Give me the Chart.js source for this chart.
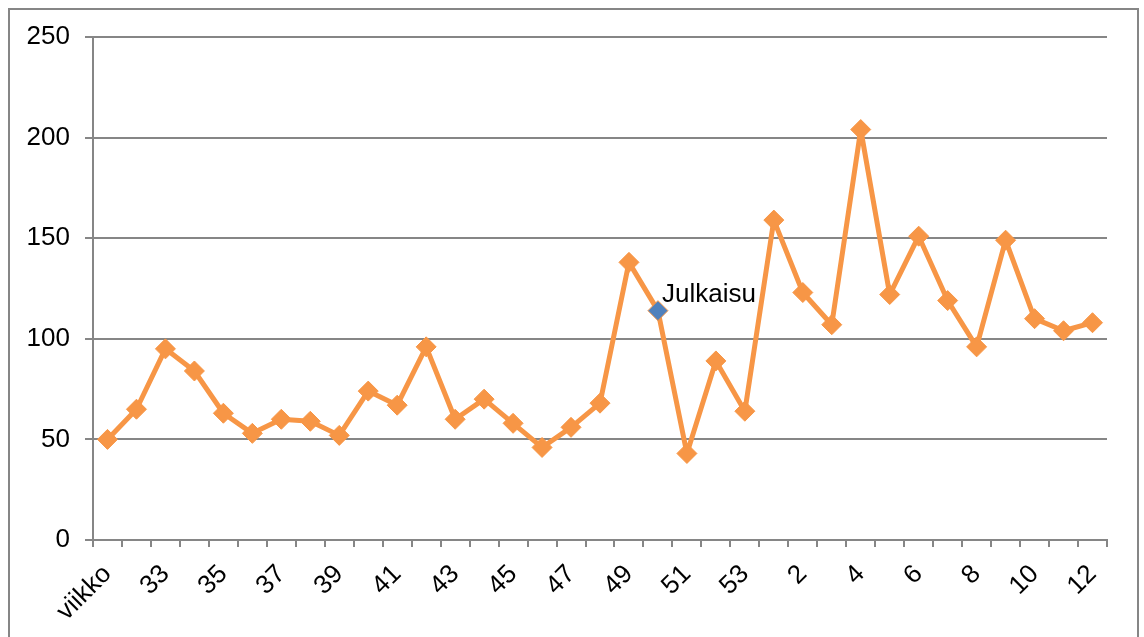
<!DOCTYPE html>
<html>
<head>
<meta charset="utf-8">
<script src="https://cdn.jsdelivr.net/npm/chart.js@4.4.1/dist/chart.umd.min.js"></script>
<style>
  html, body { margin: 0; padding: 0; background: #ffffff; overflow: hidden; }
  #frame { position: absolute; left: 8px; top: 8px; width: 1131px; height: 700px; border: 2px solid #868686; box-sizing: border-box; }
  #wrap { position: absolute; left: 0; top: 0; width: 1144px; height: 637px; }
</style>
</head>
<body>
<div id="frame"></div>
<div id="wrap"><canvas id="c" width="1144" height="637"></canvas></div>
<script>
const categories = ['viikko','32','33','34','35','36','37','38','39','40','41','42','43','44','45','46','47','48','49','50','51','52','53','1','2','3','4','5','6','7','8','9','10','11','12'];
const values = [50,65,95,84,63,53,60,59,52,74,67,96,60,70,58,46,56,68,138,114,43,89,64,159,123,107,204,122,151,119,96,149,110,104,108];
const yTicks = [0,50,100,150,200,250];
const annotationLabel = 'Julkaisu';
const annotationCategory = '50';

const ORANGE = '#F79646';
const BLUE = '#4F81BD';
const GRID = '#868686';
const FONT = '"Liberation Sans", Arial, sans-serif';
const annIndex = categories.indexOf(annotationCategory);

const annotationPlugin = {
  id: 'julkaisu',
  afterDatasetsDraw(chart) {
    const pt = chart.getDatasetMeta(0).data[annIndex];
    if (!pt) return;
    const ctx = chart.ctx;
    ctx.save();
    ctx.font = '26px ' + FONT;
    ctx.fillStyle = '#000000';
    ctx.textAlign = 'left';
    ctx.textBaseline = 'alphabetic';
    ctx.fillText(annotationLabel, pt.x + 4, pt.y - 9);
    ctx.restore();
  }
};

new Chart(document.getElementById('c'), {
  type: 'line',
  data: {
    labels: categories,
    datasets: [{
      data: values,
      borderColor: ORANGE,
      borderWidth: 5,
      borderJoinStyle: 'round',
      pointStyle: 'rectRot',
      pointRadius: 10,
      pointBorderWidth: 1,
      pointBorderColor: ORANGE,
      pointBackgroundColor: (c) => c.dataIndex === annIndex ? BLUE : ORANGE,
      tension: 0
    }]
  },
  options: {
    responsive: false,
    animation: false,
    events: [],
    layout: { padding: { top: 37, right: 37, left: 0, bottom: 0 } },
    plugins: { legend: { display: false }, tooltip: { enabled: false } },
    scales: {
      x: {
        type: 'category',
        offset: true,
        grid: { offset: true, drawOnChartArea: false, drawTicks: true, tickLength: 7, color: GRID, lineWidth: 2 },
        border: { display: true, color: GRID, width: 2 },
        ticks: {
          autoSkip: false,
          minRotation: 45,
          maxRotation: 45,
          padding: 12,
          color: '#000000',
          font: { family: FONT, size: 26 },
          callback: function(v, i) { return i % 2 === 0 ? this.getLabelForValue(v) : ''; }
        },
        afterFit(scale) { scale.height = 97; }
      },
      y: {
        min: 0,
        max: 250,
        afterBuildTicks(scale) { scale.ticks = yTicks.map(v => ({ value: v })); },
        grid: { drawOnChartArea: true, drawTicks: true, tickLength: 8, color: GRID, lineWidth: 2 },
        border: { display: true, color: GRID, width: 2 },
        ticks: {
          padding: 15,
          color: '#000000',
          font: { family: FONT, size: 26 }
        },
        afterFit(scale) { scale.width = 93; }
      }
    }
  },
  plugins: [annotationPlugin]
});
</script>
</body>
</html>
┄┄┄┄┄┄┄┄┄┄
Short exercise: Do not include the images; transcribe the rest of the listing exactly.

Task answer:
Give me the Chart.js source for this chart.
<!DOCTYPE html>
<html>
<head>
<meta charset="utf-8">
<script src="https://cdn.jsdelivr.net/npm/chart.js@4.4.1/dist/chart.umd.min.js"></script>
<style>
  html, body { margin: 0; padding: 0; background: #ffffff; overflow: hidden; }
  #frame { position: absolute; left: 8px; top: 8px; width: 1131px; height: 700px; border: 2px solid #868686; box-sizing: border-box; }
  #wrap { position: absolute; left: 0; top: 0; width: 1144px; height: 637px; }
</style>
</head>
<body>
<div id="frame"></div>
<div id="wrap"><canvas id="c" width="1144" height="637"></canvas></div>
<script>
const categories = ['viikko','32','33','34','35','36','37','38','39','40','41','42','43','44','45','46','47','48','49','50','51','52','53','1','2','3','4','5','6','7','8','9','10','11','12'];
const values = [50,65,95,84,63,53,60,59,52,74,67,96,60,70,58,46,56,68,138,114,43,89,64,159,123,107,204,122,151,119,96,149,110,104,108];
const yTicks = [0,50,100,150,200,250];
const annotationLabel = 'Julkaisu';
const annotationCategory = '50';

const ORANGE = '#F79646';
const BLUE = '#4F81BD';
const GRID = '#868686';
const FONT = '"Liberation Sans", Arial, sans-serif';
const annIndex = categories.indexOf(annotationCategory);

const annotationPlugin = {
  id: 'julkaisu',
  afterDatasetsDraw(chart) {
    const pt = chart.getDatasetMeta(0).data[annIndex];
    if (!pt) return;
    const ctx = chart.ctx;
    ctx.save();
    ctx.font = '26px ' + FONT;
    ctx.fillStyle = '#000000';
    ctx.textAlign = 'left';
    ctx.textBaseline = 'alphabetic';
    ctx.fillText(annotationLabel, pt.x + 4, pt.y - 9);
    ctx.restore();
  }
};

new Chart(document.getElementById('c'), {
  type: 'line',
  data: {
    labels: categories,
    datasets: [{
      data: values,
      borderColor: ORANGE,
      borderWidth: 5,
      borderJoinStyle: 'round',
      pointStyle: 'rectRot',
      pointRadius: 10,
      pointBorderWidth: 1,
      pointBorderColor: ORANGE,
      pointBackgroundColor: (c) => c.dataIndex === annIndex ? BLUE : ORANGE,
      tension: 0
    }]
  },
  options: {
    responsive: false,
    animation: false,
    events: [],
    layout: { padding: { top: 37, right: 37, left: 0, bottom: 0 } },
    plugins: { legend: { display: false }, tooltip: { enabled: false } },
    scales: {
      x: {
        type: 'category',
        offset: true,
        grid: { offset: true, drawOnChartArea: false, drawTicks: true, tickLength: 7, color: GRID, lineWidth: 2 },
        border: { display: true, color: GRID, width: 2 },
        ticks: {
          autoSkip: false,
          minRotation: 45,
          maxRotation: 45,
          padding: 12,
          color: '#000000',
          font: { family: FONT, size: 26 },
          callback: function(v, i) { return i % 2 === 0 ? this.getLabelForValue(v) : ''; }
        },
        afterFit(scale) { scale.height = 97; }
      },
      y: {
        min: 0,
        max: 250,
        afterBuildTicks(scale) { scale.ticks = yTicks.map(v => ({ value: v })); },
        grid: { drawOnChartArea: true, drawTicks: true, tickLength: 8, color: GRID, lineWidth: 2 },
        border: { display: true, color: GRID, width: 2 },
        ticks: {
          padding: 15,
          color: '#000000',
          font: { family: FONT, size: 26 }
        },
        afterFit(scale) { scale.width = 93; }
      }
    }
  },
  plugins: [annotationPlugin]
});
</script>
</body>
</html>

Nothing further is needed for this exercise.